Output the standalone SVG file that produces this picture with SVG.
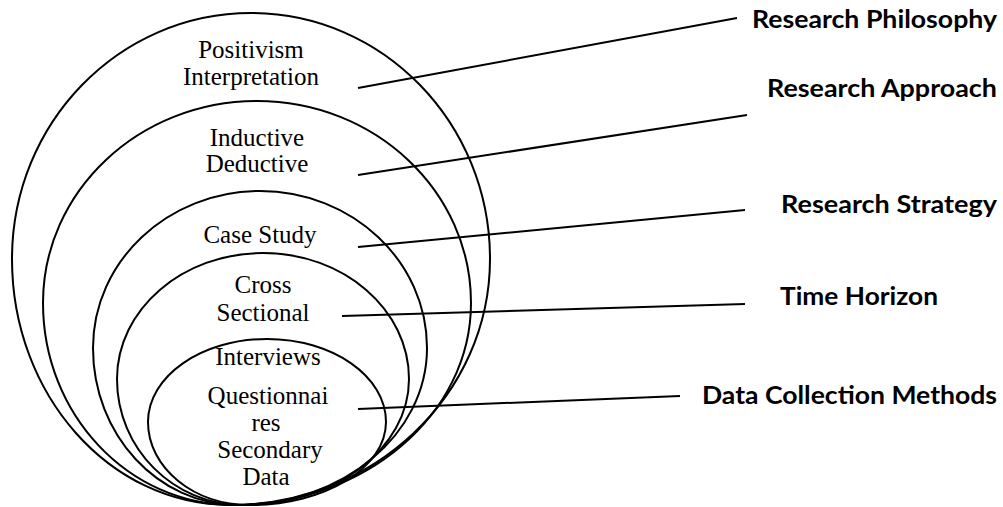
<svg xmlns="http://www.w3.org/2000/svg" width="1003" height="507" viewBox="0 0 1003 507">
  <style>
    .ring { fill: none; stroke: #000; stroke-width: 2; }
    .lbl { font-family: "Liberation Serif", "Times New Roman", serif; font-size: 25px; fill: #000; text-anchor: middle; }
    .layer { font-family: Lato, "Open Sans", sans-serif; font-weight: bold; font-size: 24px; fill: #000; }
    .lead { stroke: #000; stroke-width: 2; fill: none; }
  </style>
  <rect width="1003" height="507" fill="#fff"/>

  <!-- nested layers, outermost first; each ring is an egg shape whose low point sits a little left of centre -->
  <g id="layer-philosophy">
    <path class="ring" d="M251,13 C383,13 490,123.1 490,259 C490,394.9 373.6,505 230,505 C109.6,505 12,394.9 12,259 C12,123.1 119,13 251,13 Z"/>
    <text class="lbl" x="251" y="58">Positivism</text>
    <text class="lbl" x="251" y="85">Interpretation</text>
  </g>
  <g id="layer-approach">
    <path class="ring" d="M257,101 C375.2,101 471,191.4 471,303 C471,414.6 364.9,505 234,505 C128.5,505 43,414.6 43,303 C43,191.4 138.8,101 257,101 Z"/>
    <text class="lbl" x="257" y="146">Inductive</text>
    <text class="lbl" x="257" y="172">Deductive</text>
  </g>
  <g id="layer-strategy">
    <path class="ring" d="M260,191 C352.2,191 427,261.3 427,348 C427,434.7 342.4,505 238,505 C157.9,505 93,434.7 93,348 C93,261.3 167.8,191 260,191 Z"/>
    <text class="lbl" x="260" y="243">Case Study</text>
  </g>
  <g id="layer-horizon">
    <path class="ring" d="M263,253 C343.6,253 409,309.4 409,379 C409,448.6 334.7,505 243,505 C173.4,505 117,448.6 117,379 C117,309.4 182.4,253 263,253 Z"/>
    <text class="lbl" x="263" y="293">Cross</text>
    <text class="lbl" x="263" y="321">Sectional</text>
  </g>
  <g id="layer-methods">
    <path class="ring" d="M267,339 C332.7,339 386,376.2 386,422 C386,467.8 325.1,505 250,505 C193.7,505 148,467.8 148,422 C148,376.2 201.3,339 267,339 Z"/>
    <text class="lbl" x="268" y="365">Interviews</text>
    <text class="lbl" x="268" y="404">Questionnai</text>
    <text class="lbl" x="266" y="431">res</text>
    <text class="lbl" x="270" y="458">Secondary</text>
    <text class="lbl" x="266" y="485">Data</text>
  </g>

  <!-- leader lines to the layer names -->
  <g id="connectors">
    <line class="lead" x1="358" y1="88" x2="737" y2="18"/>
    <line class="lead" x1="358" y1="175" x2="747" y2="115"/>
    <line class="lead" x1="358" y1="247" x2="745" y2="210"/>
    <line class="lead" x1="342" y1="316" x2="745" y2="304"/>
    <line class="lead" x1="358" y1="409" x2="680" y2="396"/>
  </g>

  <g id="name-philosophy"><text class="layer" x="752" y="28" textLength="245" lengthAdjust="spacingAndGlyphs">Research Philosophy</text></g>
  <g id="name-approach"><text class="layer" x="767" y="97" textLength="230" lengthAdjust="spacingAndGlyphs">Research Approach</text></g>
  <g id="name-strategy"><text class="layer" x="781" y="213" textLength="216" lengthAdjust="spacingAndGlyphs">Research Strategy</text></g>
  <g id="name-horizon"><text class="layer" x="780" y="305" textLength="158" lengthAdjust="spacingAndGlyphs">Time Horizon</text></g>
  <g id="name-methods"><text class="layer" x="702" y="404" textLength="295" lengthAdjust="spacingAndGlyphs">Data Collection Methods</text></g>
</svg>
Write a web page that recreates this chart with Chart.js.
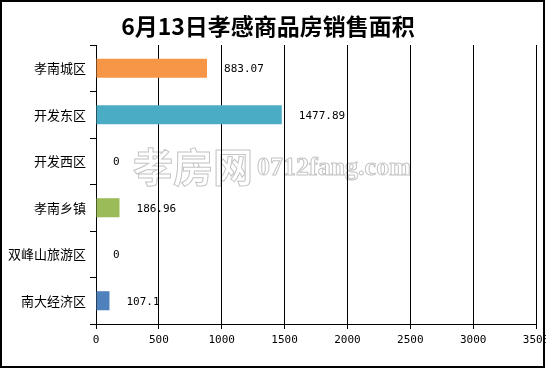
<!DOCTYPE html>
<html>
<head>
<meta charset="utf-8">
<script src="https://cdn.jsdelivr.net/npm/chart.js@4"></script>
<style>
html,body{margin:0;padding:0;background:#fff;}
#wrap{width:546px;height:369px;position:relative;overflow:hidden;}
</style>
</head>
<body>
<div id="wrap"><canvas id="c" width="546" height="369"></canvas></div>
<script>
const titleText = '6月13日孝感商品房销售面积';
const categories = ['孝南城区', '开发东区', '开发西区', '孝南乡镇', '双峰山旅游区', '南大经济区'];
const areaValues = [883.07, 1477.89, 0, 186.96, 0, 107.1];
const barColors = ['#F79646', '#4BACC6', '#4BACC6', '#9BBB59', '#9BBB59', '#4F81BD'];
const xTicks = [0, 500, 1000, 1500, 2000, 2500, 3000, 3500];
const watermarkCn = '孝房网';
const watermarkEn = '0712fang.com';

const watermarkPlugin = {
  id: 'watermark',
  beforeDraw(chart) {
    const ctx = chart.ctx;
    ctx.save();
    ctx.fillStyle = '#fff';
    ctx.fillRect(0, 0, chart.width, chart.height);
    ctx.strokeStyle = '#c4c4c4';
    ctx.lineWidth = 1;
    ctx.textBaseline = 'middle';
    ctx.textAlign = 'left';
    ctx.font = 'bold 40px "Noto Sans CJK SC"';
    ctx.strokeText(watermarkCn, 133, 167);
    ctx.font = 'bold 26px "Liberation Serif"';
    ctx.textBaseline = 'alphabetic';
    ctx.strokeText(watermarkEn, 257, 175);
    ctx.restore();
  }
};

const labelPlugin = {
  id: 'barLabels',
  afterDatasetsDraw(chart) {
    const ctx = chart.ctx;
    const meta = chart.getDatasetMeta(0);
    ctx.save();
    ctx.fillStyle = '#000';
    ctx.font = '11px "DejaVu Sans Mono"';
    ctx.textAlign = 'left';
    ctx.textBaseline = 'middle';
    meta.data.forEach((el, i) => {
      ctx.fillText(String(areaValues[i]), el.x + 17, el.y + 1);
    });
    ctx.restore();
  },
  afterDraw(chart) {
    const ctx = chart.ctx;
    ctx.save();
    ctx.strokeStyle = '#000';
    ctx.lineWidth = 2;
    ctx.strokeRect(1, 1, chart.width - 3, chart.height - 3);
    ctx.restore();
  }
};

new Chart(document.getElementById('c'), {
  type: 'bar',
  data: {
    labels: categories,
    datasets: [{
      data: areaValues,
      backgroundColor: barColors,
      borderWidth: 0,
      barPercentage: 1,
      categoryPercentage: 0.41
    }]
  },
  options: {
    indexAxis: 'y',
    responsive: false,
    animation: false,
    layout: { padding: { left: 0, right: 10, top: 0, bottom: 0 } },
    plugins: {
      legend: { display: false },
      tooltip: { enabled: false },
      title: {
        display: true,
        text: titleText,
        color: '#000',
        font: { family: '"Noto Sans CJK SC"', size: 23, weight: 'bold' },
        padding: { top: 12, bottom: 5.4 }
      }
    },
    scales: {
      x: {
        type: 'linear',
        min: 0,
        max: 3500,
        afterBuildTicks(s) { s.ticks = xTicks.map(v => ({ value: v })); },
        afterFit(s) { s.paddingLeft = 0; s.paddingRight = 0; s.height = 45; },
        grid: { color: '#000', lineWidth: 1, tickLength: 5, drawOnChartArea: true },
        border: { color: '#000', width: 1 },
        ticks: {
          color: '#000',
          padding: 5,
          maxRotation: 0,
          autoSkip: false,
          callback: v => String(v),
          font: { family: '"DejaVu Sans Mono"', size: 11 }
        }
      },
      y: {
        afterFit(s) { s.paddingTop = 0; s.paddingBottom = 0; s.width = 96; },
        grid: { color: '#000', lineWidth: 1, tickLength: 6, drawOnChartArea: false, offset: true },
        border: { color: '#000', width: 1 },
        ticks: {
          color: '#000',
          padding: 4,
          font: { family: '"Noto Sans CJK SC"', size: 13 }
        }
      }
    }
  },
  plugins: [watermarkPlugin, labelPlugin]
});
</script>
</body>
</html>
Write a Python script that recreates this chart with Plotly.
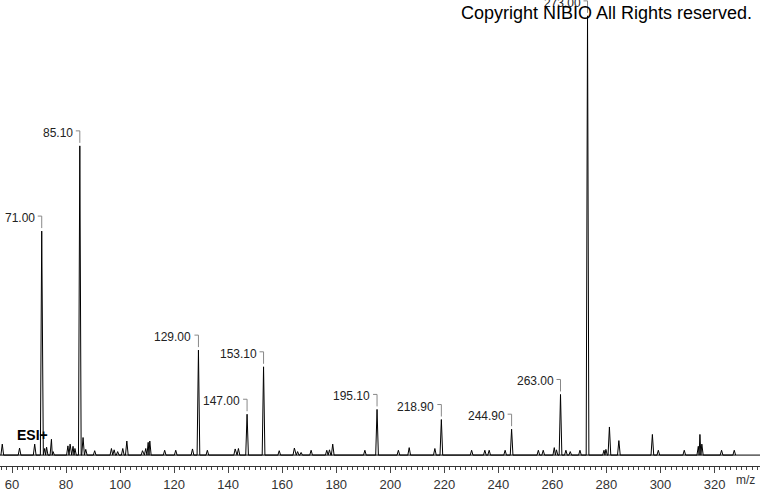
import plotly.graph_objects as go

# ---- data ----
peak_mz = [56.4, 62.8, 68.4, 71.0, 72.1, 72.8, 74.6, 75.2, 80.7, 81.5, 82.6, 83.3,
           85.1, 86.3, 87.3, 90.6, 96.8, 97.8, 99.1, 101.0, 102.5, 108.3, 109.5,
           110.4, 111.0, 116.5, 120.6, 126.8, 129.0, 132.3, 142.6, 143.8, 147.0,
           153.1, 158.9, 164.5, 165.7, 167.0, 170.7, 176.5, 177.5, 178.7, 190.6,
           195.1, 203.0, 207.0, 216.5, 218.9, 230.1, 235.0, 236.6, 242.5, 244.9,
           254.8, 256.6, 260.7, 261.5, 263.0, 265.0, 266.6, 270.2, 273.0, 279.1,
           279.8, 281.1, 284.6, 297.0, 299.2, 308.8, 314.0, 314.6, 315.3, 322.6,
           327.3]
peak_int = [2.5, 1.6, 2.5, 51.0, 1.5, 1.8, 3.6, 0.8, 2.1, 2.5, 2.0, 1.5,
            70.4, 4.0, 1.3, 1.0, 1.5, 1.2, 0.8, 1.5, 3.2, 1.0, 1.5,
            2.9, 3.2, 1.1, 1.1, 1.4, 23.9, 1.1, 1.4, 1.5, 9.3,
            20.1, 1.0, 1.6, 0.8, 0.6, 1.1, 1.1, 1.2, 2.5, 1.1,
            10.4, 1.1, 1.7, 1.5, 8.1, 1.1, 1.1, 1.1, 1.1, 5.9,
            1.1, 1.1, 1.7, 1.2, 13.8, 1.1, 0.8, 1.1, 100.0, 1.1,
            1.3, 6.4, 3.3, 4.7, 1.1, 1.1, 2.0, 4.7, 2.5, 1.1,
            1.1]
label_mz = [71.00, 85.10, 129.00, 147.00, 153.10, 195.10, 218.90, 244.90, 263.00, 273.00]
tick_vals = [60, 80, 100, 120, 140, 160, 180, 200, 220, 240, 260, 280, 300, 320]

# ---- build profile-like line from peak list ----
W = 0.5
xs, ys = [], []
n = len(peak_mz)
for i, (m, h) in enumerate(zip(peak_mz, peak_int)):
    left = m - W
    right = m + W
    if i > 0 and peak_mz[i - 1] + W > left:
        left = (peak_mz[i - 1] + m) / 2
    if i < n - 1 and peak_mz[i + 1] - W < right:
        right = (peak_mz[i + 1] + m) / 2
    xs += [left, m, right]
    ys += [0, h, 0]

FONT = "Liberation Sans, Arial"

fig = go.Figure()
fig.add_trace(go.Scatter(x=xs, y=ys, mode="lines",
                         line=dict(color="black", width=1), hoverinfo="skip"))

annotations = []
shapes = [dict(type="line", xref="paper", x0=0, x1=1, yref="y", y0=0, y1=0,
               line=dict(color="black", width=1))]
for lm in label_mz:
    idx = min(range(n), key=lambda k: abs(peak_mz[k] - lm))
    h = peak_int[idx]
    annotations.append(dict(x=lm, y=h, xref="x", yref="y", text=f"{lm:.2f}",
                            showarrow=False, xanchor="right", yanchor="middle",
                            xshift=-5, yshift=13,
                            font=dict(family=FONT, size=12, color="#222")))
    shapes.append(dict(type="path", xref="x", yref="y", xsizemode="pixel", ysizemode="pixel",
                       xanchor=lm, yanchor=h, path="M -4,15 L 0,15 L 0,3",
                       line=dict(color="#888", width=1)))

annotations.append(dict(x=1, y=1, xref="paper", yref="paper", xanchor="right", yanchor="middle",
                        xshift=-6, yshift=-13, showarrow=False,
                        text="Copyright NIBIO All Rights reserved.",
                        font=dict(family=FONT, size=18, color="black")))
annotations.append(dict(x=0, y=0, xref="paper", yref="paper", xanchor="left", yanchor="middle",
                        xshift=15, yshift=31, showarrow=False, text="<b>ESI+</b>",
                        font=dict(family=FONT, size=14, color="black")))
annotations.append(dict(x=1, y=0, xref="paper", yref="paper", xanchor="right", yanchor="middle",
                        xshift=-3, yshift=-14, showarrow=False, text="m/z",
                        font=dict(family=FONT, size=12, color="#333")))

fig.update_layout(
    width=760, height=492,
    margin=dict(l=0, r=0, t=0, b=22),
    paper_bgcolor="white", plot_bgcolor="white",
    showlegend=False,
    annotations=annotations, shapes=shapes,
    xaxis=dict(range=[55.56, 336.83], tickvals=tick_vals, ticks="outside", ticklen=6,
               tickcolor="#444", showline=True, linecolor="#333", linewidth=1,
               showgrid=False, zeroline=False,
               tickfont=dict(family=FONT, size=13, color="#333"),
               minor=dict(dtick=2, tick0=0, ticks="outside", ticklen=3, tickcolor="#444", showgrid=False)),
    yaxis=dict(range=[-2.483, 103.61], visible=False, showgrid=False, zeroline=False),
)

fig.write_html("out.html", config={"displayModeBar": False},
               post_script="document.body.style.margin='0';document.body.style.overflow='hidden';")
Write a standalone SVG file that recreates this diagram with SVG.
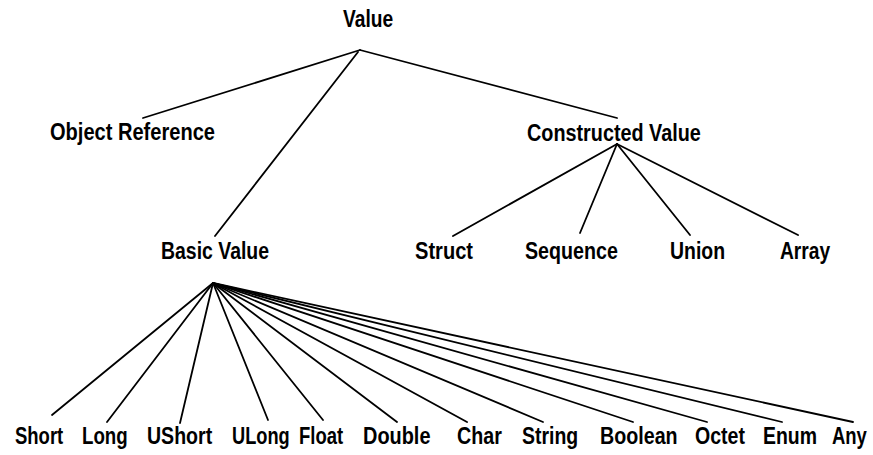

=-=-=

- _PROBLEM DETAILS_: Pull out only the lines from the one with "Write a Python" up to and including the one with "import plotly.graph_objects as go", and drop any pictures along the way.

- _ANSWER TO THIS EXERCISE_:
Write a Python script that recreates this chart with Plotly.
import plotly.graph_objects as go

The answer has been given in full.